Originally Posted by
Idril
I just find it very hard to compare the two. They are two very different authors and reading their respective works are very different experiences. If you pick up a Tolstoy book looking for a Dostoevskyan experience, you're going to be disappointed and the opposite is true as well. I find Tolstoy to be more readable, and by that I mean the flow of his prose is a little more smooth and natural, whereas Dostoevsky is a little more work. I can fly right through Tolstoy, I finished War and Peace much quicker than it takes me to read a book a fourth of it's size. Dostoesvky takes a little more thought and time and I think because of that, you feel a more invested, his work is always provocative and challenging and personal, for lack of a better word. Tolstoy tells these wonderful stories, you are more of an observer to his tragedies and triumphs, there is an emotional distance. With Dostoevsky, you are right smack dab in the middle of it, you are caught in the vice, it's hard to remove yourself from it, it simply gets inside your head.
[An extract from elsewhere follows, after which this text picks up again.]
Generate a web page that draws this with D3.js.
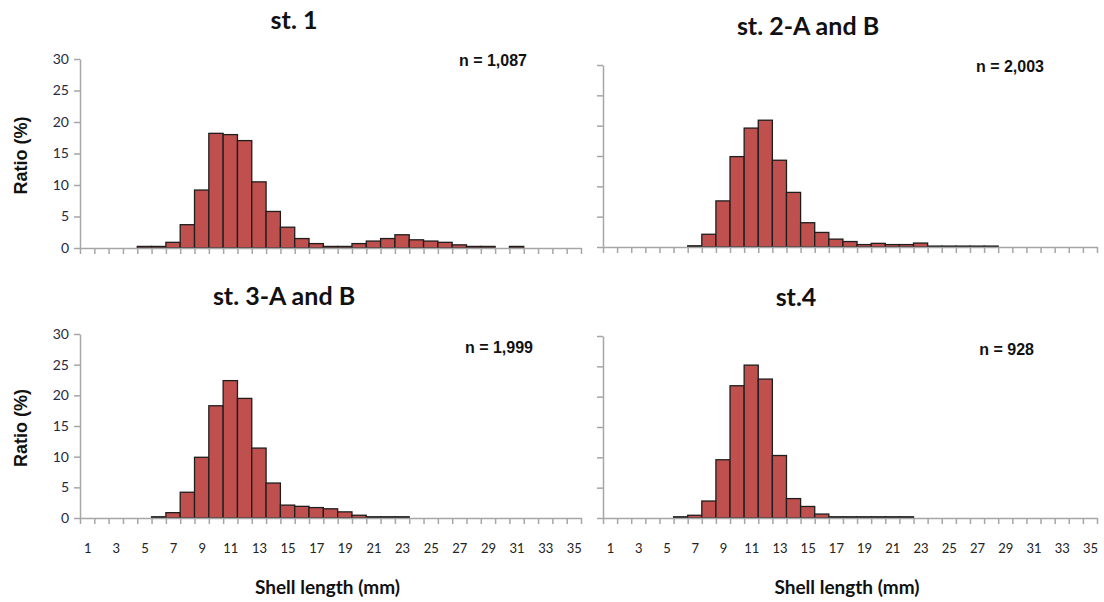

I am much more likely to reread Tolstoy than Dostoevsky simply because reading Dostoevsky is such an intense psychological experience, at least it is for me, I have to be in the right mood and I have to be in a really good place emotionally or he will put me in a very bad place. Although, I have to say, The Possessed is a book of his I can reread without feeling overwhelmed and his short stories.
And on that note, Tolstoy writes some amazing short stories. I think his style of writing lends itself very well to that genre whereas Dostoevsky's doesn't. Not that he hasn't written some brilliant stories but I find them a little more 'clunky' than Tolstoy's.